The problem was that I knew His treasure was way better than mine could ever be, yet I still struggled to let go of mine. Why? Because I thought that I had made mine by myself and that I controlled mine, which was an illusion in itself. The truth was that without God I wasn’t even capable of breathing, much less succeeding financially and in the corporate world. The fact was that He had been taking wonderful care of me every second of my entire life. The difference was that now He was calling on me to both recognize this fact and then intentionally choose to act accordingly.
“But I thought I was in control, God?!”
“I know you did. That’s why I’m trying to let you down easy.” He would respond.
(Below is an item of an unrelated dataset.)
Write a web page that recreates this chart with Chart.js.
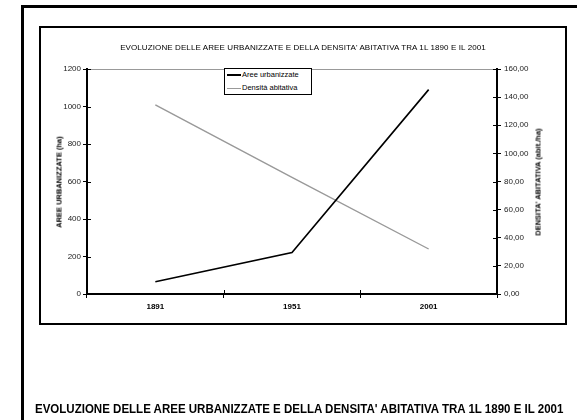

“Well, if I’m not in control, then why is so important that I surrender control (that I don’t have) to you?”
“Son,” he said, “Your hands are currently full with all of the things that you treasure. You say that you want the treasure that I have for you and I am ready and able to give it to you, but your hands are full. Unless you set aside what you’re currently carrying, how can you possibly accept what I’m trying to give to you? Your hands are full!”
“So all I have to do is let go of what I’m carrying and then you’re going to give me more?” I asked.
“Over and over again.” He replied.
“What do you mean over and over again?” I asked.
“Son, this isn’t a one time deal and I’m not going to bless you with treasure only for you to horde it for yourself. I’m going to fill your hands with treasure so you can give it away to others. And as soon as your hands are empty, I will fill them up again. Over and over, I will rain down blessings and provision on you. The faster you give it away, the faster I will refill your hands.”
More than anything, I wanted to be in partnership with God where He would bless me not just so I could be blessed, but so that I would be able to bless other people. To do this, I first had to empty my hands.